GIVEN EXERCISE:
Retype exactly the lines from the first one through the line with "from matplotlib.transforms import", including both ends; skip any pictures.

INFORMATION PROVIDED:

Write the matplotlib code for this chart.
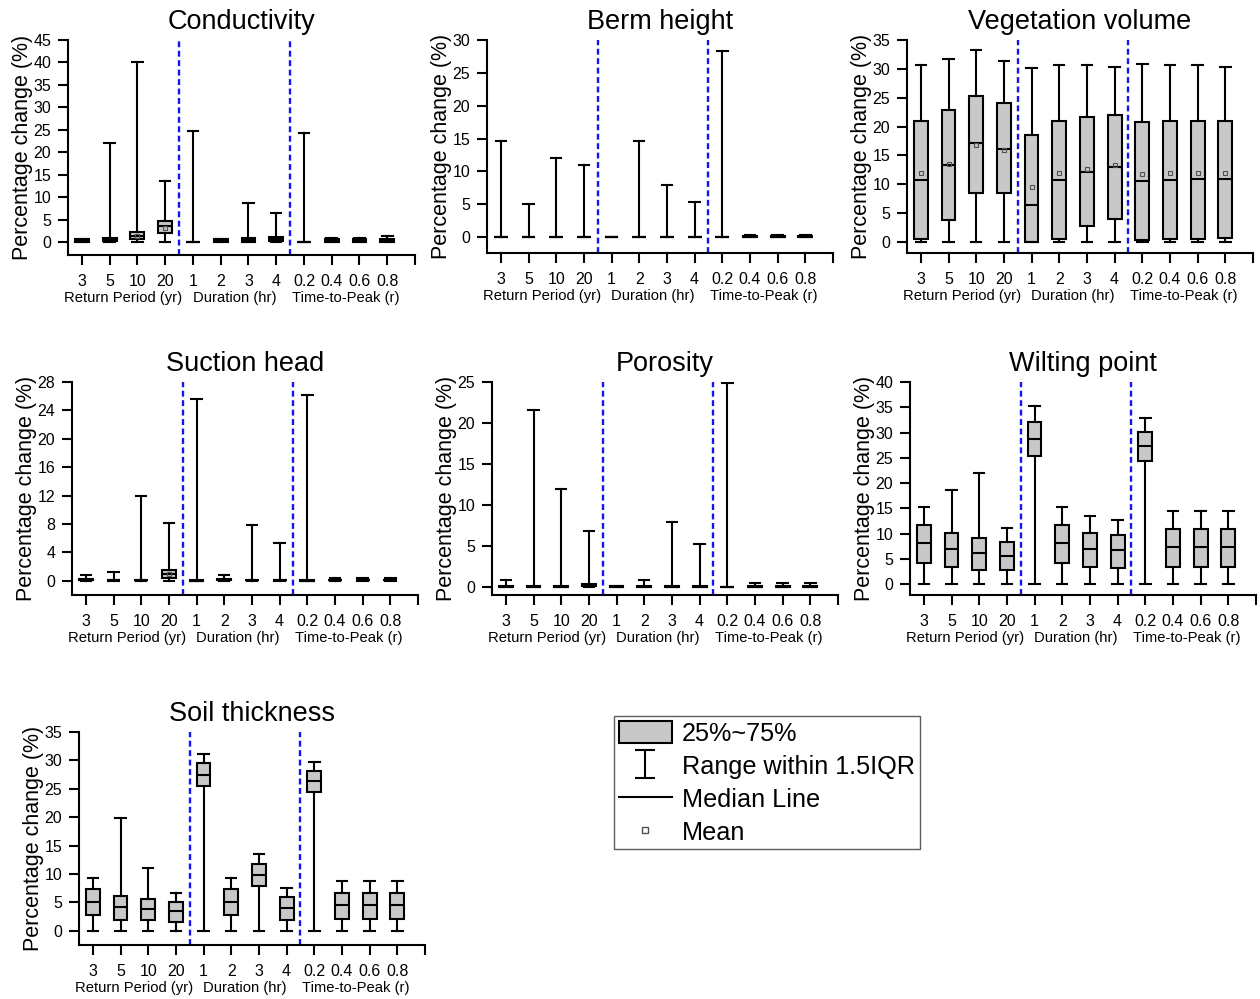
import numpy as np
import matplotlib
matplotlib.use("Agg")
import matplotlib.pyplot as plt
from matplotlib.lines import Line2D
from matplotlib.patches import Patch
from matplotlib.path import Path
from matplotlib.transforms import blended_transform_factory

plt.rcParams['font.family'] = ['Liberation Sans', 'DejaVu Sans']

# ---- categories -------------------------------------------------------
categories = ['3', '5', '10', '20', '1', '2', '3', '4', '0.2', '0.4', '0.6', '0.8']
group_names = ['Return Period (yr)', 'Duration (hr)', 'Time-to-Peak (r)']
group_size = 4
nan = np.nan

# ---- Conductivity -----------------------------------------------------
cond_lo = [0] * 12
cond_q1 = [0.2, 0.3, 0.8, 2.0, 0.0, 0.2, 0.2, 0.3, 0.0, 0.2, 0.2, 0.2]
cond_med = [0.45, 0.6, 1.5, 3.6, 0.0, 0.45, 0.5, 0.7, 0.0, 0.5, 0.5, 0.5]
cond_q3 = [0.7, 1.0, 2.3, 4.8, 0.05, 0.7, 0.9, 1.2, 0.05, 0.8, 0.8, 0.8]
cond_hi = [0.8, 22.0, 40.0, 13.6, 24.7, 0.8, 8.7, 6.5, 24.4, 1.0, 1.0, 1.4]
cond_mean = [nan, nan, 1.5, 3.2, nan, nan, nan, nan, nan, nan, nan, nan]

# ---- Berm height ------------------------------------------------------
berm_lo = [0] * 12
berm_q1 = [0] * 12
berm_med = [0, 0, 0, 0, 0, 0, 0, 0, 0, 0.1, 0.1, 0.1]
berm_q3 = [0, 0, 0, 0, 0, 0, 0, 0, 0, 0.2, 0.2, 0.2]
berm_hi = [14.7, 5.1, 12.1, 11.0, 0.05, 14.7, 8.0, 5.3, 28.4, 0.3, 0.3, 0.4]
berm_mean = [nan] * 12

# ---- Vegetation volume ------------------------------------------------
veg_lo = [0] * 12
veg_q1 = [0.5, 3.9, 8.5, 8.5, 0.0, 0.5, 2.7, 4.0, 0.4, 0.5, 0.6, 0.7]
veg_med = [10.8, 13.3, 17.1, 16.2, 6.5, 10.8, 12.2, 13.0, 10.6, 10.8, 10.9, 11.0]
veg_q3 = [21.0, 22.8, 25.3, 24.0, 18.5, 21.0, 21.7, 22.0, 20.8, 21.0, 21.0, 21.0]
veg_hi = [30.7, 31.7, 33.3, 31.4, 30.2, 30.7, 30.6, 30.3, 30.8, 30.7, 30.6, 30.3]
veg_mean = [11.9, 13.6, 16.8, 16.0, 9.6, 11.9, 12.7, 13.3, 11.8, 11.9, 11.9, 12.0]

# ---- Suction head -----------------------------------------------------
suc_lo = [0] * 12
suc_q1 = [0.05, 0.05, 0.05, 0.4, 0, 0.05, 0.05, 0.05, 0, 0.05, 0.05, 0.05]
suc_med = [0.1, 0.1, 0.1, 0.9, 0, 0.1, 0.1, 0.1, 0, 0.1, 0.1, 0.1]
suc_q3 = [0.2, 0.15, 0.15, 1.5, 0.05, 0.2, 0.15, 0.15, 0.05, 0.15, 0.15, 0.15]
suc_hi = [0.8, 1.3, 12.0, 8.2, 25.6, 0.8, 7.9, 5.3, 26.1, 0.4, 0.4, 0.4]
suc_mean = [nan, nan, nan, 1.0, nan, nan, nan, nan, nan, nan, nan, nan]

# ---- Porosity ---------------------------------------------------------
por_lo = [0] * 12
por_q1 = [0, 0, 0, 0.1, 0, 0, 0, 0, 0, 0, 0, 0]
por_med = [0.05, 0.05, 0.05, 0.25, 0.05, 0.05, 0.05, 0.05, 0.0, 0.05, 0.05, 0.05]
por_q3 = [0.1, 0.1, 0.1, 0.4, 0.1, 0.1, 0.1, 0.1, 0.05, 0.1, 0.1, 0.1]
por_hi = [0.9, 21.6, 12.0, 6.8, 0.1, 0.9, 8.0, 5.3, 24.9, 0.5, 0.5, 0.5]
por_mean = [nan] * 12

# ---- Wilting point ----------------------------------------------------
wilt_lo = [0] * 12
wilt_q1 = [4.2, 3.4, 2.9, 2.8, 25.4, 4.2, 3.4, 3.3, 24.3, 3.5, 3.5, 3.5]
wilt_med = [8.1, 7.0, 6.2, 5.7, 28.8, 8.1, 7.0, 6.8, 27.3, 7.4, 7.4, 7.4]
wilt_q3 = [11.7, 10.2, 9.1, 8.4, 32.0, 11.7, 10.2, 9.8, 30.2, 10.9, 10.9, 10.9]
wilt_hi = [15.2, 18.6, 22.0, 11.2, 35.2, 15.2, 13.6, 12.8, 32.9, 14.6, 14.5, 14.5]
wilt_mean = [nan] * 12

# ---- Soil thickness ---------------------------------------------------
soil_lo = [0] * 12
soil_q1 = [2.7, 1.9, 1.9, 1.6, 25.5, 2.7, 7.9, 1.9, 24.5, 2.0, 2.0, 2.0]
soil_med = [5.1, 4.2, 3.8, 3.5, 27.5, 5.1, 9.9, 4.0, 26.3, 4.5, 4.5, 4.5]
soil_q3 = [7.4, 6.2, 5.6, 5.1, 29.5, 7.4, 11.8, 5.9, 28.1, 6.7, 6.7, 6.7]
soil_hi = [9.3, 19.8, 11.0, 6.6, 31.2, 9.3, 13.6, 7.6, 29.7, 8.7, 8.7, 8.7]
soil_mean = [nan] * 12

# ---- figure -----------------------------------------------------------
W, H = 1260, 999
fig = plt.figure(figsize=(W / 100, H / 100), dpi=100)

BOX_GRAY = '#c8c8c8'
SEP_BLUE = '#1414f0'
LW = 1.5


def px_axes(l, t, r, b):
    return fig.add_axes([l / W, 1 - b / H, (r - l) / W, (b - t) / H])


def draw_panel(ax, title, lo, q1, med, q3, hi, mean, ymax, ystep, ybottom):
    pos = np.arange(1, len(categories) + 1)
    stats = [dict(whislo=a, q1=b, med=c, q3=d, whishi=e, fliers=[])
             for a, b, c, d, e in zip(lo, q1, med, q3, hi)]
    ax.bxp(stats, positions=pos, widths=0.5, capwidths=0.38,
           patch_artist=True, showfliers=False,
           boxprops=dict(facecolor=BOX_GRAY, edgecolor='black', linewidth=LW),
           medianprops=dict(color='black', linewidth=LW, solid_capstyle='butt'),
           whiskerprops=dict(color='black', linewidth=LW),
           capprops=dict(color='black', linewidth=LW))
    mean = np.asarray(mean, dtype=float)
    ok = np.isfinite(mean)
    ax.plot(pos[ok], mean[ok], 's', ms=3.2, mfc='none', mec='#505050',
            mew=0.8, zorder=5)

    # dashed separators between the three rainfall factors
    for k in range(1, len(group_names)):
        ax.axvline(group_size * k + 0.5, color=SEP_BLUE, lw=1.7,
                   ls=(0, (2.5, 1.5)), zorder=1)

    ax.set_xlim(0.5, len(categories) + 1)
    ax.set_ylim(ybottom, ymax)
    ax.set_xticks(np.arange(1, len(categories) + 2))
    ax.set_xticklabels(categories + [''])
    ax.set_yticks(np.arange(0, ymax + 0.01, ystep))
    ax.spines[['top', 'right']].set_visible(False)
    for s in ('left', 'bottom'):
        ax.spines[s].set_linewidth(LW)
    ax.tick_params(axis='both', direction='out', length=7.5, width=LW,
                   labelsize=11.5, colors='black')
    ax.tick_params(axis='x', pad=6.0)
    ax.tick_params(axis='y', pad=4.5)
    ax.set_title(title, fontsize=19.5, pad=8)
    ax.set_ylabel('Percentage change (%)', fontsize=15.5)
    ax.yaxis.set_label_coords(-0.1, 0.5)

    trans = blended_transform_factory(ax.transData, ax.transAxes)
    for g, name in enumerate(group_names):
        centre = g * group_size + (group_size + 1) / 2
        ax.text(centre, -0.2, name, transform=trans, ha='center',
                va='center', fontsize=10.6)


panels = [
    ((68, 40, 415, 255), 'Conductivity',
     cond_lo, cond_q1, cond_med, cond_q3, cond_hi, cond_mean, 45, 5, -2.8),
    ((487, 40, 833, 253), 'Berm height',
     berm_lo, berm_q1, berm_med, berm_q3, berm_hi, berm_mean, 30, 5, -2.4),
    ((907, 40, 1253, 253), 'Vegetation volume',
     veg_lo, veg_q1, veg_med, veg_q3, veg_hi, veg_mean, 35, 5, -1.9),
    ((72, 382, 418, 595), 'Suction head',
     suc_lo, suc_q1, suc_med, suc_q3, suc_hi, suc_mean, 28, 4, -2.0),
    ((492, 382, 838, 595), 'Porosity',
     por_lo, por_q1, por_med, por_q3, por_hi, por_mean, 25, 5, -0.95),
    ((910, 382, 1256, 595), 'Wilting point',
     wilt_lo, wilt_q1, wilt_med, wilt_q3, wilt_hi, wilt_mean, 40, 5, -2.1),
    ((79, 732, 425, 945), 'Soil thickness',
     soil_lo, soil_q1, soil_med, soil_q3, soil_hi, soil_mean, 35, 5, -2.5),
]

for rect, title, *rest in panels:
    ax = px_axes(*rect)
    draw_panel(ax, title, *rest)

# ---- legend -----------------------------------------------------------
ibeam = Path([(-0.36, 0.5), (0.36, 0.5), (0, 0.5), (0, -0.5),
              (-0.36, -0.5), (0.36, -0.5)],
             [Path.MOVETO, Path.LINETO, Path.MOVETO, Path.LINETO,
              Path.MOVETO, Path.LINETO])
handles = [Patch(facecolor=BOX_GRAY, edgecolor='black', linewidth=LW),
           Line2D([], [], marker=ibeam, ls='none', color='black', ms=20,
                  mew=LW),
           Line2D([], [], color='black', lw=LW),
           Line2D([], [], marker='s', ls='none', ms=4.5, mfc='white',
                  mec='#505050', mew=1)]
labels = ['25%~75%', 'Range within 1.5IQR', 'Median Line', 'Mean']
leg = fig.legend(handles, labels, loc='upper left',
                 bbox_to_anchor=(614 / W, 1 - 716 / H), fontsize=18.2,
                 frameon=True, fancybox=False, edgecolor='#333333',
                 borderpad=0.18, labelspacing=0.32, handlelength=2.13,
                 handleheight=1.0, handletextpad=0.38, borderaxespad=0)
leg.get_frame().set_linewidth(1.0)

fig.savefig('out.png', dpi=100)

EXPECTED OUTPUT:
Write the matplotlib code for this chart.
import numpy as np
import matplotlib
matplotlib.use("Agg")
import matplotlib.pyplot as plt
from matplotlib.lines import Line2D
from matplotlib.patches import Patch
from matplotlib.path import Path
from matplotlib.transforms import blended_transform_factory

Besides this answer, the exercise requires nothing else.